Onioroshi – Shrine – Bitume Prods 2025

Von Matthias Bosenick (27.02.2025)

Viele Grüße aus Itoolien! In Cervia an der Adria, zwischen Ravenna und Rimini, sitzen drei Musiker, die unter dem Bandnamen Onioroshi – die japanische Bezeichnung für eine teuflische Gemüsereibe aus Bambus – extremst progressive Rockmusik machen, mit allerlei Spielereien in Wiederholung, Fuzz, Epik, Psychedelik und Melancholie. Drei Tracks in fast einer Stunde bastelt die Band auf dem zweiten Album „Shrine“ zusammen, maximalst komplex und mit einer mal mehr, mal weniger deutlichen Nähe zu Tool. Nur weit dreckiger und mehr in Richtung Post Rock, Shoegaze oder Noise Rock.

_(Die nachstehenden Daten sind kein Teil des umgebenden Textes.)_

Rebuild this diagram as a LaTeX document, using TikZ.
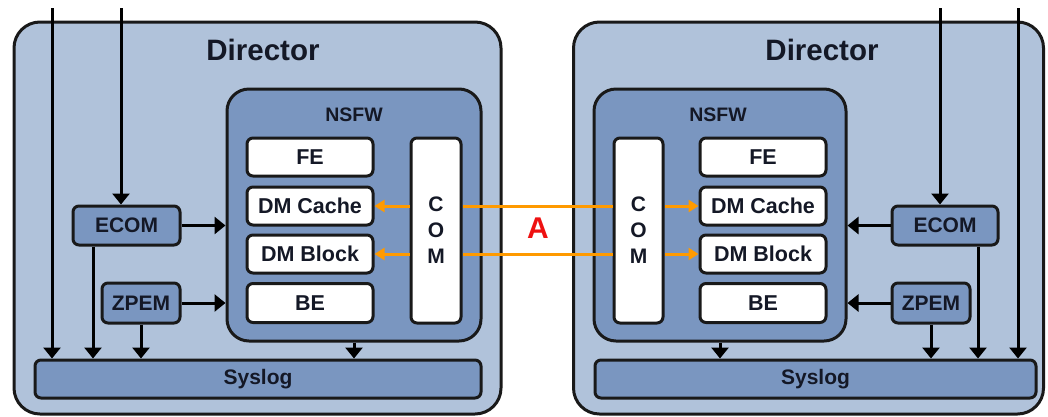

Die ersten vier Minuten des Openers „Pyramid“ bestehen aus zaghaftem Gitarrengeklimper, das an Post Rock erinnert und die Idee von Wiederholung, die Onioroshi auf „Shrine“ fortwährend wiederholen, schon mal behutsam einführt. Dann bricht der Sturm los, langsam, aber malmend, impulsiv, intensiv, und überraschenderweise mit Gesang, was in dem Genre nicht zu erwarten wäre, da bleibt man ja eher instrumental. Die Stimme ist angenehm in mittlerer Tonhöhe gehalten, bisweilen auch als Chor, der oftmals sphärisch-entrückt erklingt, während die Mucke dazu mörtelt. Nun, hier geht der Druck bald wieder heraus und rückt den Track in einen angerauhten progressiven Rock, der das Repetitive fortsetzt. Das Schlagzeug ist nun das erste Instrument auf diesem Album, das mit seinen Kapriolen sehr eindeutig an Tool denken lässt; der Takt ist nur mit gebrochenem Genick bangbar. Dann bricht ein episches Solo zum Walzertakt los, dann driftet das ganze Stück in die Tool-Kiste. Die Sprünge in diesem Track kommen so überraschend, dass es auch mehrere Tracks sein könnten. Wie zur Bestätigung bricht „Pyramid“ nach über 18 Minuten einfach ab.

In „Laborintus“ klingt der Bass sehr, sehr nach Tool, das rollende Schlagzeug passt dazu perfekt. Lediglich die Gitarren bekommen mit dem Flanger einen spacigen Anstrich, den es bei Tool so nicht gibt. Als nächste Etappe begleitet die Gitarre die Gesangsmelodie zu einem monotonen rhythmischen Unterbau, nach einiger Zeit abrupt gestoppt von einem lärmbegrüßenden Fuzz. Abermals dehnt sich eine repetitive Passage ins Unendliche aus, naja, beinahe, denn sie geht in ein komplexes Frickeln über. Das war die nächste Viertelstunde.

Das zwanzigminütige „Egg“ startet mit einer tieftönenden fuzzy Gitarre, der rhythmische Hintergrund ist allerdings zu schnell, um von Doom sprechen zu können. Auch der Bass ist plötzlich sehr fuzzy. Abermals plötzlich fährt das Trio den Track komplett herunter, leitet ein melancholisches, minimalistisches Klimpern mit ätherischem Gesang ein und überführt dies in gedehnte Akkorde ohne Beats, aber mit schamanischen Chants. Der Abschluss gerät latent aggressiv und steht dem Album ausgezeichnet. Von Tool ist hier jetzt klängst keine Rede mehr.

Warum Onioroshi, 鬼おろし, übersetzt ungefähr „Reibeisen des Teufels“ heißt, lässt sich so schnell nicht ermitteln; lediglich, dass diese Reibe aus Bambus besteht. Irgendwas mit Teufel geht im Rock’n’Roll ja immer, obschon man bei der Beschreibung eher Appetit bekommt: Man verwendet die Reibe etwa, um Rettich für Shimotsukare zu zerkleinern, was „Ich bin müde“ heißt und ein Gericht aus gekochtem Lachskopf, Sojabohnen, Gemüse und Resten ist, populär in Süd-Kyushu und Okinawa. So nimmt es jedenfalls nicht Wunder, dass der Opener des Onioroshi-Debüts „Beyond These Mountains“ aus dem Jahr 2019 ausgerechnet „Devilgrater“ heißt. Die Band besteht aus Bassist und Sänger Manuel Fabbri, Schlagzeuger und Sänger Enrico Piraccini sowie Gitarrist Matteo Sama.